28.2.06

Esgravatando com as unhas

Admito que esteja em escombros, concordo que está em ruínas, mas é à mesma uma prisão. Poder ser apenas um sonho mau, um péssimo momento, o fastio de um dia sem sair da grilheta das obrigações, do encarceramento dos deveres. Mas nesta vida celular, de rotina confinada, a mesma vontade de cavar um túnel, comum a todos os prisioneiros. Mesmo que não leve a qualquer saída, ocupa o espírito com a ideia da libertação.

27.2.06

O azul ou o branco

Teria sido num tempo em que as tardes eram suficientemente extensas para que se pudesse dormir, tranquila, a sesta, as noites tão grandes que era possível, sem esforço, ficar a ler. Teria sido num tempo em que numa daquelas janelas eu vi o alvorecer de uma ideia e p0r causa dela decidi não regressar. Dias depois zarparia o último navio e no vazio do porto eu compreenderia, enfim, o mundo que me restava. Teria sido num tempo em que se poderia optar por uma viagem ou por uma permanência. Hoje, olhando-à à fotografia da casa, de cuja janela tudo me sucedeu, hesito se é o azul ou o branco o automóvel que lá deixei. Não sei em nome de que ideia, por causa de que ilusão, ou a caminho de que erro, mas parti, do mesmo porto, num outro navio, a caminho do mundo em falta, a parte restante de mim.

23.2.06

E depois do adeus

Trancado, noite após noite, nos esconsos de um escritório, imagino que em redor exista o azul dos céus e o verde dos mares.

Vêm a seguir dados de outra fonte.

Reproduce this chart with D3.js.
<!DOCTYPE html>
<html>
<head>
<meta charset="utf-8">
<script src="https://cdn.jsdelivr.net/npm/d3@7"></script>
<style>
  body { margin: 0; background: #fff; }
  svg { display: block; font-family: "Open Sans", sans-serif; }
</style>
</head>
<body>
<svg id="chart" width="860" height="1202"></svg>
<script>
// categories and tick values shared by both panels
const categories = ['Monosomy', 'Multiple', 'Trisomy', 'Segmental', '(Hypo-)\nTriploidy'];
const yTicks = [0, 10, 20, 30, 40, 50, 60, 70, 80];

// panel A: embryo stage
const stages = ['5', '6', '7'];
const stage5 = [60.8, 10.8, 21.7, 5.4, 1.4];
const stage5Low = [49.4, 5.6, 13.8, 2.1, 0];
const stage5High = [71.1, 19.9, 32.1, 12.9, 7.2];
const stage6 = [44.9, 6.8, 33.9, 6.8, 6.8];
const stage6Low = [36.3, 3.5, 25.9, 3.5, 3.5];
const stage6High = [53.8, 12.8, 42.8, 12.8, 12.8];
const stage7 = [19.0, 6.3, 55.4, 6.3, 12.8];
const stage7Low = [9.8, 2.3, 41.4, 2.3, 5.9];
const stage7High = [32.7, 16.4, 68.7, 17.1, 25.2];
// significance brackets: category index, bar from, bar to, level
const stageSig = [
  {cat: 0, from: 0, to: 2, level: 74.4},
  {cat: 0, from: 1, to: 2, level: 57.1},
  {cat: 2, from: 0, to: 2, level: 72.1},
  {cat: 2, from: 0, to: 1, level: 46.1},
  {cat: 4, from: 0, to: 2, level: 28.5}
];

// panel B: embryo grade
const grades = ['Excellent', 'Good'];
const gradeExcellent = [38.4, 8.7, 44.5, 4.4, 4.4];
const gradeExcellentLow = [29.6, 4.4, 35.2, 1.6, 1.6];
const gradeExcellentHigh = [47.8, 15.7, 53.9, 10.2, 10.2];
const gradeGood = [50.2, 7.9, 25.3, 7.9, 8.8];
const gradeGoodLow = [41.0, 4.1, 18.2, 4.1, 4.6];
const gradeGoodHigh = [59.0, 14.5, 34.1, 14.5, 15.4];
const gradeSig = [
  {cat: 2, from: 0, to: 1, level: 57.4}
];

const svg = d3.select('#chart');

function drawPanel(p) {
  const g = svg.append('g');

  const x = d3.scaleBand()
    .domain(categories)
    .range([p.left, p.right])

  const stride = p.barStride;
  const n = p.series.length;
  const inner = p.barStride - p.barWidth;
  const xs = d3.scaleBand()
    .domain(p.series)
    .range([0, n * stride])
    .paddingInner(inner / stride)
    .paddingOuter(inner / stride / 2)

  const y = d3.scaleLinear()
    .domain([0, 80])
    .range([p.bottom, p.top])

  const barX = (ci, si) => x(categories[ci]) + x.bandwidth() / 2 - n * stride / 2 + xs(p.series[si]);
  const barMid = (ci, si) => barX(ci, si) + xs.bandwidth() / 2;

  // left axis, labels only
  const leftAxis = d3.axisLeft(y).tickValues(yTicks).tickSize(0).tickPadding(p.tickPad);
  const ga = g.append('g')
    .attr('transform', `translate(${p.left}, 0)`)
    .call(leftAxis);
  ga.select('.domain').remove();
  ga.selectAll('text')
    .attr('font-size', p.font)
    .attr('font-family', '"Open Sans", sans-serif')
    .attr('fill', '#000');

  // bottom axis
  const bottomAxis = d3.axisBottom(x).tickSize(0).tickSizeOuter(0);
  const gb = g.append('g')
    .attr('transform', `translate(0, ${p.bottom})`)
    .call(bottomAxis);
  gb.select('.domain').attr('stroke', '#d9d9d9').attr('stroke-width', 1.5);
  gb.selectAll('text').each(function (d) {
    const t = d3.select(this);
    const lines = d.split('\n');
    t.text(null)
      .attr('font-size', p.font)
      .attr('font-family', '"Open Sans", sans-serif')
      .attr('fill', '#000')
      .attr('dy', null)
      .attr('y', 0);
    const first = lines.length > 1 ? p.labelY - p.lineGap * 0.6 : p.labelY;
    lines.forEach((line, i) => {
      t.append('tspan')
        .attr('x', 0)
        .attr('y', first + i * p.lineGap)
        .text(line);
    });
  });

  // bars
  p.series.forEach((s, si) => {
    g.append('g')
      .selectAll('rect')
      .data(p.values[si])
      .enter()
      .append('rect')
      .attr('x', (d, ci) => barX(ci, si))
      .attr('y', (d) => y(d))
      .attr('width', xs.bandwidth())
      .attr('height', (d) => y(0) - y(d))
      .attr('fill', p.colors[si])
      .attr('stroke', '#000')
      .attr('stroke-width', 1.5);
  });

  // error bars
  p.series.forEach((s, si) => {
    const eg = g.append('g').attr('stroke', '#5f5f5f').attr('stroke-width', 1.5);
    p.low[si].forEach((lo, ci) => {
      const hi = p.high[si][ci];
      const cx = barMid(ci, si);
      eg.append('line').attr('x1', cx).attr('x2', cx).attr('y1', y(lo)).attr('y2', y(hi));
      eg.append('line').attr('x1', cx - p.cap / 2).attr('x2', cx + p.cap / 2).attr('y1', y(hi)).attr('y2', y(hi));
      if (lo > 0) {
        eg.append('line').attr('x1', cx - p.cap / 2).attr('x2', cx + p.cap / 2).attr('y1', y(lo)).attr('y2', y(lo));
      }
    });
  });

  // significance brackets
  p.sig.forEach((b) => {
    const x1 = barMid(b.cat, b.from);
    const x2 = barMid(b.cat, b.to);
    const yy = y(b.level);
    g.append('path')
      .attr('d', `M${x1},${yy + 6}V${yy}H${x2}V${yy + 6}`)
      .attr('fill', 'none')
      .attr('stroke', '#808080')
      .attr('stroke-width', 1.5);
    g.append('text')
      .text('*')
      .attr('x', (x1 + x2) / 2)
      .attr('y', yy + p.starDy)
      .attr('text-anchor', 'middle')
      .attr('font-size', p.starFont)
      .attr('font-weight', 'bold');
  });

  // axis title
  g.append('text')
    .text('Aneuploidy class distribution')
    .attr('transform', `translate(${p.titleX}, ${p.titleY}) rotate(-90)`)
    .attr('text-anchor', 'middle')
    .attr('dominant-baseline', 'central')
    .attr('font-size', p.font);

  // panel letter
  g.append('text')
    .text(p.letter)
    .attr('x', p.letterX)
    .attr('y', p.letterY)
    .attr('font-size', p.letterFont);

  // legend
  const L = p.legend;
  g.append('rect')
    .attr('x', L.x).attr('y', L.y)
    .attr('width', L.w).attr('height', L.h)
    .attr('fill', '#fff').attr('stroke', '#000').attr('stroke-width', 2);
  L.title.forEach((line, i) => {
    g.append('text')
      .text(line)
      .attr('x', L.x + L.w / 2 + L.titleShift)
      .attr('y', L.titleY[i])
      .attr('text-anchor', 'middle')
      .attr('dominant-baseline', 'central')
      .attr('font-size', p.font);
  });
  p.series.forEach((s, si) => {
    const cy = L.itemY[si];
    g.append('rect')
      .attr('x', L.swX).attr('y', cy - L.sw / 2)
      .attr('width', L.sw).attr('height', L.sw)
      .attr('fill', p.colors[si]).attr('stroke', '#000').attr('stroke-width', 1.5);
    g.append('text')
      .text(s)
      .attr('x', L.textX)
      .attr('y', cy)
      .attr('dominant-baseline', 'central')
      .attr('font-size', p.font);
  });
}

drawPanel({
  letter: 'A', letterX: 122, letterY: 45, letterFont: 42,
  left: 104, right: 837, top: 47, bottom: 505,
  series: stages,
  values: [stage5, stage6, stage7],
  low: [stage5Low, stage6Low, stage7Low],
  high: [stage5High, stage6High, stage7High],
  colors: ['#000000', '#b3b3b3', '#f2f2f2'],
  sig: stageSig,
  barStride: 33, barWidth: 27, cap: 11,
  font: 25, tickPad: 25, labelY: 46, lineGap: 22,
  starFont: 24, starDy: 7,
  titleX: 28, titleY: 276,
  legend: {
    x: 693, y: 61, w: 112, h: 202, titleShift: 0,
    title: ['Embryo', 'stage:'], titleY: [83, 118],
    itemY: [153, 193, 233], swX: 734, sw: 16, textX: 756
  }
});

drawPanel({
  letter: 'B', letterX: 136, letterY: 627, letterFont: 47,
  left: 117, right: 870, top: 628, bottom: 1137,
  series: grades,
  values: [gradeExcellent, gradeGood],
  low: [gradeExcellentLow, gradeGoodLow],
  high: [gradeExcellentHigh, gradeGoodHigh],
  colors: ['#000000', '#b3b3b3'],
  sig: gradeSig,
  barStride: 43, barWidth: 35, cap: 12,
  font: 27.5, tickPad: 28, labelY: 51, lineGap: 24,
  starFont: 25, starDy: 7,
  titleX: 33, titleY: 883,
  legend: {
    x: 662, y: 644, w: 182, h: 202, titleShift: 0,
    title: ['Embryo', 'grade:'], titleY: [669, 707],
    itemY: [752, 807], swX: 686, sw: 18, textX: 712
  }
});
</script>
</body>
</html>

Visto o mundo porém, desta nesga obtusa de janela, pelo intervalo esboroado das persianas, resta-me uma pálida estrela cintilante, tão longínqua e empalidecida que se diria poeira esquecida no firmamento. A esta hora, no silêncio morno dos desertos e na atroar galcial das cidades haverá por certo alguém para quem a vida, na sua pacatez, equivalerá ao mar da tranquilidade. Acenar-lhes-ia se os visse, se os sentisse ou se na sua longínqua diferença neles me reconhecesse. Volto porém para dentro, negando-me essa familiaridade. A esta hora absurda, vista a janela, o obtuso do intervalo e a palidez da poeira, reentro em mim e comigo adormeço.

8.2.06

A esquina da memória

É só mesmo porque, ao dobrar a esquina, nos cruzamos com a memória. Depois vem o quotidiano e soterra-nos com os pormenores do que fica. Podem por isso demolir o prédio, varrer a esquina, pode mesmo acabar o cinema e eu ter sido um dos últimos a passar por ali. No dia em que acabar a Europa, terá ficado, deste cinema, a esquina e o jardim ali tão perto, o da Parada.

4.2.06

O desespero em estremocense


Não, eu não queria estar aqui num hotel trancado, confinado a um quarto, amarrado a ter de trabalhar. Não, eu não queria que fosse isto, por ser um fim de semana. Eu queria, que fosse todos os dias e assim acontecesse pela beleza do que se vê, pela paz que se sente, pelo desejo que se tem. Eu sei que é Estremoz, eu sei que hoje é sábado, eu sei que já não posso dormir mais, eu sei que não quero ir.

1.2.06

Uma folha


Hoje é apenas uma folha amaralecida num álbum desarrumado num sótão. Mas houve um momento em que, por um instante, estes homens suspenderam a sua vida para um instantâneo, como se a eternidade os recolhesse. Hoje estarão todos mortos, e ninguém chorará já convictamente a sua perda. Não sei se algum deles foi o que trouxe a fotografia, ou se ela veio no lote das que se vendem por aí, ao molho, pelas feiras de antiqualhas. Está escrito a lápis que tudo isto foi em Nankin, não sei como, nem com quem, nem sequer porquê.